3 minute read

Dairy Farm Management System is vulnerable to SQLi and XSS. This post will be a brief write up about discovery and exploitation of CVE-2020-5307 & CVE-2020-5308. These vulnerabilities exist in the Dairy Farm Shop Management System project version 1, available here. These discoveries came as a continuation of my previous efforts which uncovered CVE-2019-19908.

CVE-2020-5307

After installing the app locally, the user is greeted with a login screen. For now, I am going to see how far I can get without knowing the default administrator account’s credentials.


Figure 1: DFSMS Login Page

Let’s fire up Burp Suite and capture the login request for future testing with SQLmap.


Figure 2: Captured POST Request

Saving this request to a file, we can then target the ‘username’ and ‘password’ parameters to check for the existence of SQL injection. The command will look like:

sqlmap -r login.req –dbms=mysql -o

The -r option tells SQLmap to accept a request file.
The --dbms option specifies the database management service. This avoids unnecessary checks for PostgreSQL or MsSQL databases.
The -o option performs optimization, such as using persistent HTTP connection and running with more threads.

Almost right away, SQLmap discovers that the ‘username’ parameter is vulnerable. Moreover, SQLmap notifies us that there is a 302-redirect request from the website to a new page. This is indicative of the existence of authentication bypass using SQL injection. This will be explored further next.


Figure 3: ‘username’ SQL Injection and 302-redirect

Thus, as an unauthenticated user we can dump the entire database’s contents. Really milking the Dairy Farm Management System for all it’s got.


Figure 4: Database Contents

Shifting our focus back to that 302-redirect, we again return to the login page where we can try the most basic SQL authentication bypass payloads.

Username: admin' or '1' = '1'; -- -
Password: a

In a nutshell, this injection will break the SQL query and cause the database to evaluate 1 = 1 which results as true. The semicolon ends the query statement and the dashes comment out everything after it. Since the query returns true, we should be authenticated as the admin user.


Figure 5: Successful Authentication Bypass

As it turns out, this web application is vulnerable to a herd-full of SQL injections. Once authenticated I discovered 10 more that I will not document here out of a desire for brevity. Submission of these multiple SQL injections to MITRE earned me CVE-2020-5307.

CVE-2020-5308

After briefly exploring the internals of the web application and learning its functionality, I began to test for the presence of cross-site scripting. I expected to find quite a few as I knew from the SQL injection that user inputs were not being sufficiently sanitized.

Part of the web app allows the user to create custom product categories.

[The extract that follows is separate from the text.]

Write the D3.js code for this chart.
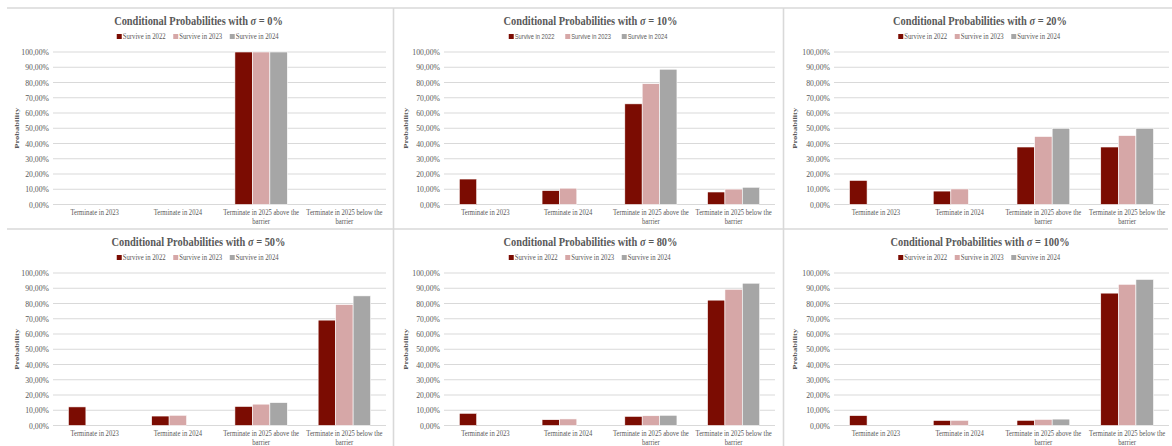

Next, let’s create a category named <script>alert(‘moo’)</script> and see what happens when we change pages to view all categories.


Figure 6: Potential XSS Payload

Once a user navigates to the manage categories page…


Figure 7: Successful Stored XSS

Elsewhere in this web application I discovered 3 more stored cross-site scripting vulnerabilities. Submission of these multiple stored XSS vulnerabilities resulted in CVE-2020-5308

Impact

The impact of these vulnerabilities is fairly minimal due to the lack of widespread popularity in this application. The application was released on December 29th, 2019 and currently has less than 500 downloads. A quick google dork reveals only one website that was running this web application, but that page now returns a 403 error.

Google Dork: Dairy Farm Shop Management System intitle:"Login Page"


Figure 8: Results of Google Dork

In conclusion, if you own a small dairy farm shop, I would recommend emailing with the authors of Dairy Farm Management System to enhance their platform, as I have done.